Monday, 13 October 2014

Doctor Who - Kill the Moon

Lunar landscape shots; always a favourite.
"Why have you got all these nuclear bombs? No no no, easier question. What’s wrong with my yoyo?"

Education is a balancing act these days between hammering in facts and protecting the delicate sensibilities of the young and tactless so that you don't end up producing a generation of ill-informed neurotics. When one of her pupils is crashed into near-depression by the Doctor's dismissive attitude, Clara feels it incumbent on her to rectify the situation. Instead of an apology, however, the Doctor serves up a trip to the moon, which naturally leads to deadly danger.

The Good
  • The gravity question was introduced in such a way that kids who get science can feel clever without overdoing it.
  • The Doctor's insistence that humanity make its own choice was one of his stronger character moments of the season.
The Bad

  • The 'we have forty-five minutes to decide' at the start was a flat push for a sense of real time.
  • Apparently, as the moon creature approaches term it spontaneously generates mass. I would have accepted a bad science explanation but there was no explanation.
  • There were shades of 'The Beast Below' in the moon creature.
  • Clara's 'I hate you' speech would have had a lot more weight without 'don’t you dare lump me in with the rest of all the little humans that you think are so tiny and silly and predictable'. It turns a valid point about the Doctor's high-handedness into a statement that she is better than everyone else.
The Ugly
  • Spider-germ, spider-germ! Freaks me out to no end! It wasn't too bad, as the CGI was fairly obvious, but why have all those cobwebs and legs and shit for something that isn't a spider if not deliberately to freak out the arachnophobes. Also, points off for not even mentioning the Eight-Legs of Metabelis III (famed blue planet of the Actaeon Galaxy).
Theorising
  • Not much to theorise over for this one, unless Missy is the moon beast. That would be kinda cool, even if it didn't make any sense.
Top Quotes
  • Courtney: One small thing for a thing. One enormous thing for a thingie-thing.
    Lundvik: So much for history.
  • Doctor: She’s fine. What are you, thirty five?
    Courtney: Fifteen.
  • Clara: How can the moon die, though?
    Doctor: Everything does, sooner or later.
  • Doctor: Listen. We went to dinner in Berlin in 1937, right? We didn’t nip out after pudding and kill Hitler. I’ve never killed Hitler and you wouldn’t expect me to kill Hitler.
  • Clara: When did you get to become so wise?
    Danny: Same as anyone else, I had a really bad day.
The Twelfth Doctor
Clara's lambasting of the Doctor for asking her to make a decision is fairly typical of both this Doctor/Companion relationship and the show's recent direction. It was a harsh thing for the Doctor to do, but for a pivotal and undecided moment in human history, it felt like the right thing. Perhaps it was supposed to be another sign that the Doctor wants to vanish into the shadows of history, but it was also the only thing to do without imposing his alien will on the entire Earth. Even if he knew that the people below would be so scared that they would choose 'wrong', it had to be an incontrovertibly human decision to override that call. It's a shame, and more so because Clara's actual response is so 'me, me, me', when this is one of his few moments of moral authority in the series so far.

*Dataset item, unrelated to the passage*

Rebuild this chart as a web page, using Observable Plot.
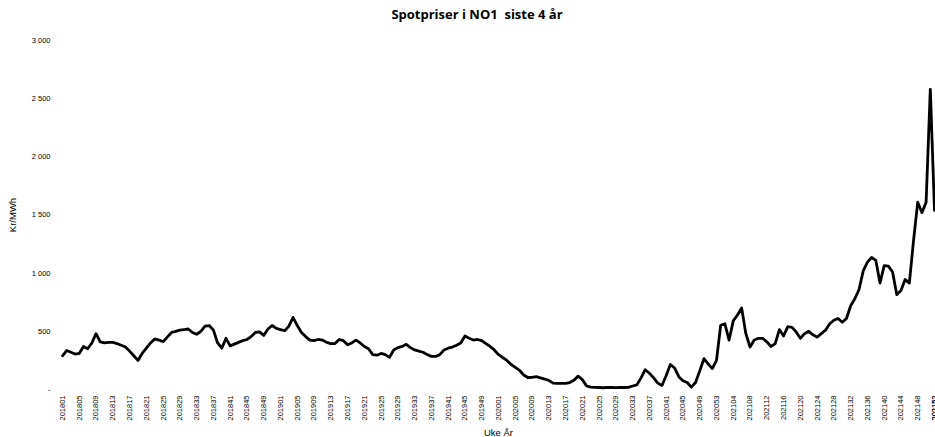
<!DOCTYPE html>
<html>
<head>
<meta charset="utf-8">
<script src="https://cdn.jsdelivr.net/npm/d3@7"></script>
<script src="https://cdn.jsdelivr.net/npm/@observablehq/plot@0.6"></script>
<style>
  html, body { margin: 0; padding: 0; background: #fff; }
  #title { width: 935px; height: 28px; line-height: 28px; text-align: center; box-sizing: border-box; padding-left: 19px;
           font-family: "Open Sans", "Liberation Sans", sans-serif; font-weight: bold; font-size: 13px; color: #000; }
  #chart svg { display: block; }
</style>
</head>
<body>
<div id="title">Spotpriser i NO1&nbsp; siste 4 år</div>
<div id="chart"></div>
<script>
// Years and number of weeks in each year (2020 has 53 ISO weeks)
const years = [2018, 2019, 2020, 2021];
const weeksPerYear = [52, 52, 53, 52];

// Weekly spot price NO1, kr/MWh
const prices2018 = [290,335,320,305,310,370,350,400,480,410,400,405,405,395,380,365,330,290,250,310,355,400,435,425,410,450,490,500,510,515,520,490,475,500,545,550,510,400,355,440,375,390,405,420,430,455,490,495,465,520,550,525];
const prices2019 = [515,505,545,620,550,490,455,425,420,430,425,405,395,395,430,420,385,400,425,400,370,350,300,295,310,300,276,340,360,370,388,360,340,330,320,300,285,284,300,340,355,365,380,400,460,440,425,430,420,395,370,340];
const prices2020 = [300,275,250,215,190,165,125,103,105,110,100,90,78,55,52,52,52,60,80,115,85,30,20,18,17,15,18,17,16,18,17,18,30,40,100,170,140,100,55,35,120,215,185,110,75,60,20,60,160,265,220,180,250];
const prices2021 = [552,565,425,590,640,700,480,365,425,440,440,410,370,395,515,460,540,535,495,440,480,500,470,450,480,510,565,595,610,578,610,720,780,860,1020,1095,1135,1110,915,1065,1060,1010,815,850,945,915,1280,1610,1520,1610,2580,1540];

// Y axis tick values
const yTicks = [0, 500, 1000, 1500, 2000, 2500, 3000];

// Category labels "ÅÅÅÅUU"
const weekLabels = [];
years.forEach((y, k) => {
  for (let w = 1; w <= weeksPerYear[k]; w++) weekLabels.push(`${y}${String(w).padStart(2, "0")}`);
});
const prices = [...prices2018, ...prices2019, ...prices2020, ...prices2021];
const data = prices.map((v, i) => ({i, label: weekLabels[i], value: v}));
const xTicks = weekLabels.map((_, i) => i).filter(i => i % 4 === 0).concat([weekLabels.length - 1]);

const fmtY = v => v === 0 ? "-" : d3.format(",")(v).replace(/,/g, " ");
const font = "'Liberation Sans Narrow', 'Liberation Sans', sans-serif";

const chart = Plot.plot({
  width: 935,
  height: 409,
  marginTop: 12,
  marginBottom: 48,
  marginLeft: 62,
  marginRight: 1,
  style: {fontFamily: font, color: "#000", background: "#fff"},
  x: {domain: [0, weekLabels.length - 1]},
  y: {domain: [0, 3000]},
  marks: [
    Plot.axisY({ticks: yTicks, tickFormat: fmtY, tickSize: 0, tickPadding: 12, fontSize: 7.5, label: null}),
    Plot.axisY({ticks: [], label: "Kr/MWh", labelAnchor: "center", labelArrow: "none", labelOffset: 53,
                fontSize: 9.5, fontFamily: "'Liberation Sans', sans-serif"}),
    Plot.axisX({ticks: xTicks, tickFormat: i => weekLabels[i], tickSize: 0, tickPadding: 6, tickRotate: -90, fontSize: 7.5, label: null}),
    Plot.axisX({ticks: [], label: "Uke År", labelAnchor: "center", labelArrow: "none", labelOffset: 46,
                fontSize: 9.5, fontFamily: "'Liberation Sans', sans-serif"}),
    Plot.line(data, {x: "i", y: "value", stroke: "#000", strokeWidth: 2.8, strokeLinejoin: "round"})
  ]
});
document.getElementById("chart").appendChild(chart);
</script>
</body>
</html>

I know I keep coming back to this, but I think it is important that the Doctor stands as a figure of moral authority. He can do pretty much anything he likes given his intellect and the TARDIS, so it is only his morality that stands between him and the Master or the Valeyard. If that is in question, the show is in trouble.

The Verdict
'Kill the Moon' has some good moments, but overall is one of the weaker episodes of the series so far, and in particular Clara's final rant is likely to further anger the sizable anti-Clara faction in the audience. Just as the banter between Clara and Twelve is lovely when it works, when it doesn't it becomes truly aggravating.